§ What the exercise asks:
From the first line of the data down to and including the line with "ax.tick_params(axis='y', length=0, pad=9.5)", copy everything exactly, leaving out pictures.

§ Figure scripts:
____________

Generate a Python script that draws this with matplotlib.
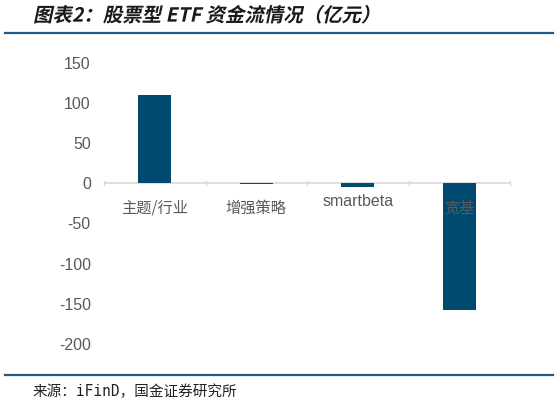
import matplotlib
matplotlib.use("Agg")
import matplotlib.pyplot as plt
from matplotlib.patheffects import AbstractPathEffect
from matplotlib.transforms import Affine2D
from matplotlib.lines import Line2D

plt.rcParams['font.family'] = ['Noto Sans CJK SC', 'DejaVu Sans']

categories = ['主题/行业', '增强策略', 'smartbeta', '宽基']
values = [110, -1.5, -5, -159]
yticks = [150, 100, 50, 0, -50, -100, -150, -200]

title = '图表2：股票型 ETF 资金流情况（亿元）'
source = '来源：iFinD，国金证券研究所'

BAR = '#004a70'
TXT = '#595959'
RULE = '#1f5a84'
LATIN = ['Liberation Sans', 'DejaVu Sans']


class Skew(AbstractPathEffect):
    def __init__(self, deg=12):
        super().__init__()
        self.deg = deg

    def draw_path(self, renderer, gc, tpath, affine, rgbFace=None):
        renderer.draw_path(gc, tpath, Affine2D().skew_deg(self.deg, 0) + affine, rgbFace)


fig = plt.figure(figsize=(5.59, 4.06), dpi=100)
W, H = 559, 406
ax = fig.add_axes([104 / W, 1 - 343.5 / H, (510 - 104) / W, (343.5 - 63.5) / H])

x = list(range(len(categories)))
ax.bar(x, values, width=0.33, color=BAR, zorder=3)
ax.set_xlim(-0.5, len(categories) - 0.5)
ax.set_ylim(-200, 150)

for s in ax.spines.values():
    s.set_visible(False)
ax.axhline(0, color='#d9d9d9', lw=1.2, zorder=2)
for b in [i - 0.5 for i in range(len(categories) + 1)]:
    ax.plot([b, b], [-2.5, 2.5], color='#d9d9d9', lw=1.0, zorder=2, clip_on=False)

ax.set_xticks([])
ax.set_yticks(yticks)
ax.set_yticklabels([str(v) for v in yticks], fontsize=11.5, color=TXT, family=LATIN)
ax.tick_params(axis='y', length=0, pad=9.5)

for i, c in enumerate(categories):
    dy = -22.5 if c == 'smartbeta' else -30.5
    ax.text(i, dy, c, ha='center', va='center', fontsize=11.5 if c == 'smartbeta' else 11,
            color=TXT,
            family=LATIN if c == 'smartbeta' else ['Noto Sans CJK SC', 'DejaVu Sans'],
            zorder=4)

fig.text(33 / W, 1 - 17 / H, title, ha='left', va='center', fontsize=14, fontweight='bold',
         color='#1a1a1a', path_effects=[Skew(12)])
fig.add_artist(Line2D([5 / W, 553 / W], [1 - 34 / H, 1 - 34 / H], color=RULE, lw=1.6))
fig.add_artist(Line2D([5 / W, 553 / W], [1 - 376 / H, 1 - 376 / H], color=RULE, lw=1.6))
fig.text(33 / W, 1 - 392 / H, source, ha='left', va='center', fontsize=10.5, color='#222222',
         family=['DejaVu Sans Mono', 'Noto Sans CJK SC'])

fig.savefig('out.png', dpi=100)
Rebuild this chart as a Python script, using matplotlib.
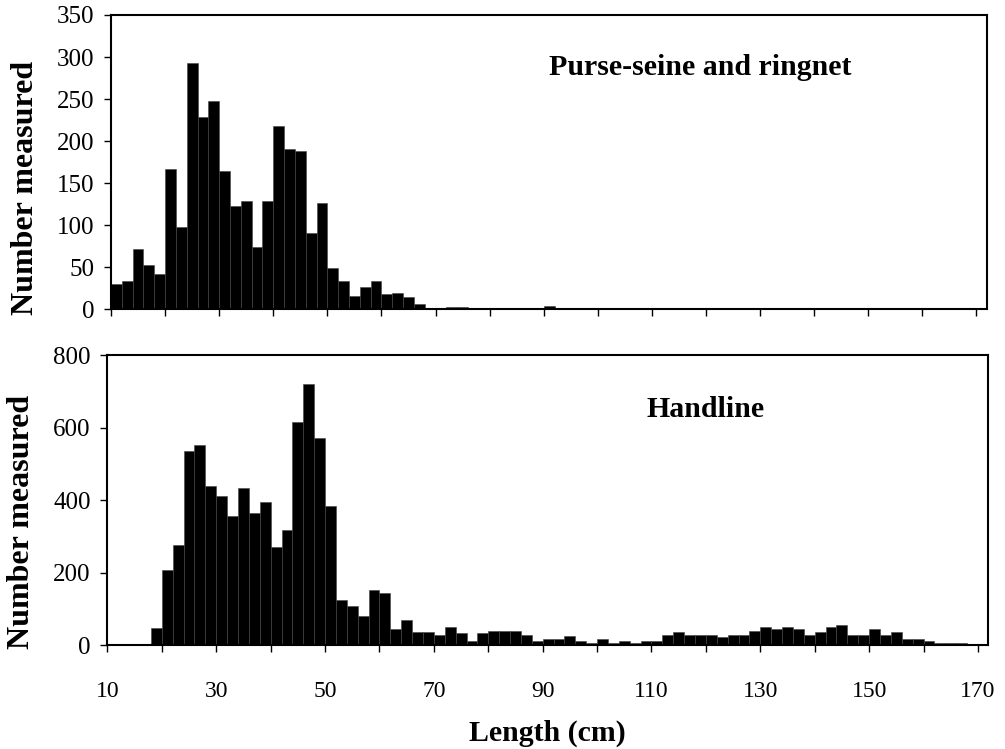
import numpy as np
import matplotlib
matplotlib.use("Agg")
import matplotlib.pyplot as plt

plt.rcParams['font.family'] = ['Liberation Serif', 'DejaVu Serif']

# length classes (cm), 2 cm bins from 10 to 168
length_classes = list(range(10, 170, 2))

# purse-seine and ringnet
purse_counts = [30, 34, 72, 53, 42, 167, 98, 293, 229, 248,
                165, 123, 129, 74, 129, 218, 191, 188, 91, 127,
                49, 34, 16, 27, 34, 18, 20, 15, 6, 1,
                0, 3, 3, 0, 0, 0, 0, 0, 0, 0,
                4] + [0] * 39

# handline
hand_counts = [0, 0, 0, 0,
               46, 207, 277, 536, 552, 439, 410, 355, 432, 365,
               394, 271, 316, 614, 719, 570, 383, 123, 108, 79,
               152, 144, 45, 68, 35, 35, 28, 51, 34, 12,
               34, 40, 40, 40, 28, 12, 18, 18, 24, 11,
               5, 18, 5, 12, 5, 12, 12, 29, 35, 29,
               29, 29, 23, 29, 29, 40, 51, 45, 51, 45,
               29, 35, 51, 55, 29, 29, 45, 29, 35, 18,
               18, 12, 5, 5, 5, 1]

x_ticks = list(range(10, 180, 10))
x_labels = [str(t) if (t - 10) % 20 == 0 else "" for t in x_ticks]

W, H = 1005, 749
fig = plt.figure(figsize=(W / 100, H / 100), dpi=100)
ax1 = fig.add_axes([0.1104, 0.587, 0.8720, 0.393])
ax2 = fig.add_axes([0.1069, 0.1388, 0.8759, 0.3872])

# axes, counts, ymax, ystep, title, title x/y (axes coords), xmax, ylabel centre (px)
panels = [
    (ax1, purse_counts, 350, 50, "Purse-seine and ringnet", 0.672, 0.796, 172.0, (26, 188)),
    (ax2, hand_counts, 800, 200, "Handline", 0.680, 0.786, 171.8, (22, 522)),
]

for ax, counts, ymax, ystep, title, tx, ty, xmax, (lx, ly) in panels:
    ax.bar(length_classes, counts, width=2, align='edge',
           color='black', edgecolor='#444444', linewidth=0.4)
    ax.set_xlim(10, xmax)
    ax.set_ylim(0, ymax)
    ax.set_yticks(range(0, ymax + 1, ystep))
    ax.set_xticks(x_ticks)
    for side in ax.spines.values():
        side.set_linewidth(1.5)
        side.set_color('black')
    ax.tick_params(axis='both', direction='out', length=5, width=1, colors='black')
    ax.tick_params(axis='y', labelsize=18, pad=7)
    ax.text(tx, ty, title, transform=ax.transAxes, ha='center', va='baseline',
            fontsize=21.5, fontweight='bold')
    fig.text(lx / W, 1 - ly / H, "Number measured", rotation=90,
             ha='center', va='center', fontsize=23, fontweight='bold')

ax1.set_xticklabels([""] * len(x_ticks))
ax2.set_xticklabels(x_labels)
ax2.tick_params(axis='x', labelsize=17, pad=21)
fig.text(547 / W, 1 - 741 / H, "Length (cm)", ha='center', va='baseline',
         fontsize=21.5, fontweight='bold')

fig.savefig("out.png", dpi=100)
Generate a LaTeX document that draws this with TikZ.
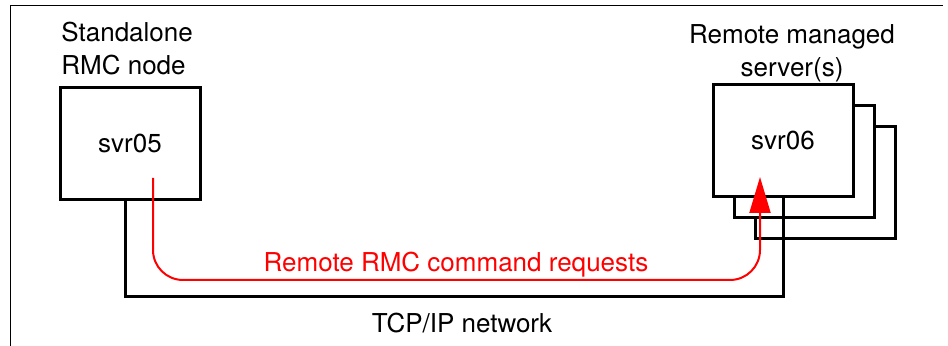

____________

§ Response to this task:
Generate a Python script that draws this with matplotlib.
import matplotlib
matplotlib.use("Agg")
import matplotlib.pyplot as plt
from matplotlib.patheffects import AbstractPathEffect
from matplotlib.transforms import Affine2D
from matplotlib.lines import Line2D

plt.rcParams['font.family'] = ['Noto Sans CJK SC', 'DejaVu Sans']

categories = ['主题/行业', '增强策略', 'smartbeta', '宽基']
values = [110, -1.5, -5, -159]
yticks = [150, 100, 50, 0, -50, -100, -150, -200]

title = '图表2：股票型 ETF 资金流情况（亿元）'
source = '来源：iFinD，国金证券研究所'

BAR = '#004a70'
TXT = '#595959'
RULE = '#1f5a84'
LATIN = ['Liberation Sans', 'DejaVu Sans']


class Skew(AbstractPathEffect):
    def __init__(self, deg=12):
        super().__init__()
        self.deg = deg

    def draw_path(self, renderer, gc, tpath, affine, rgbFace=None):
        renderer.draw_path(gc, tpath, Affine2D().skew_deg(self.deg, 0) + affine, rgbFace)


fig = plt.figure(figsize=(5.59, 4.06), dpi=100)
W, H = 559, 406
ax = fig.add_axes([104 / W, 1 - 343.5 / H, (510 - 104) / W, (343.5 - 63.5) / H])

x = list(range(len(categories)))
ax.bar(x, values, width=0.33, color=BAR, zorder=3)
ax.set_xlim(-0.5, len(categories) - 0.5)
ax.set_ylim(-200, 150)

for s in ax.spines.values():
    s.set_visible(False)
ax.axhline(0, color='#d9d9d9', lw=1.2, zorder=2)
for b in [i - 0.5 for i in range(len(categories) + 1)]:
    ax.plot([b, b], [-2.5, 2.5], color='#d9d9d9', lw=1.0, zorder=2, clip_on=False)

ax.set_xticks([])
ax.set_yticks(yticks)
ax.set_yticklabels([str(v) for v in yticks], fontsize=11.5, color=TXT, family=LATIN)
ax.tick_params(axis='y', length=0, pad=9.5)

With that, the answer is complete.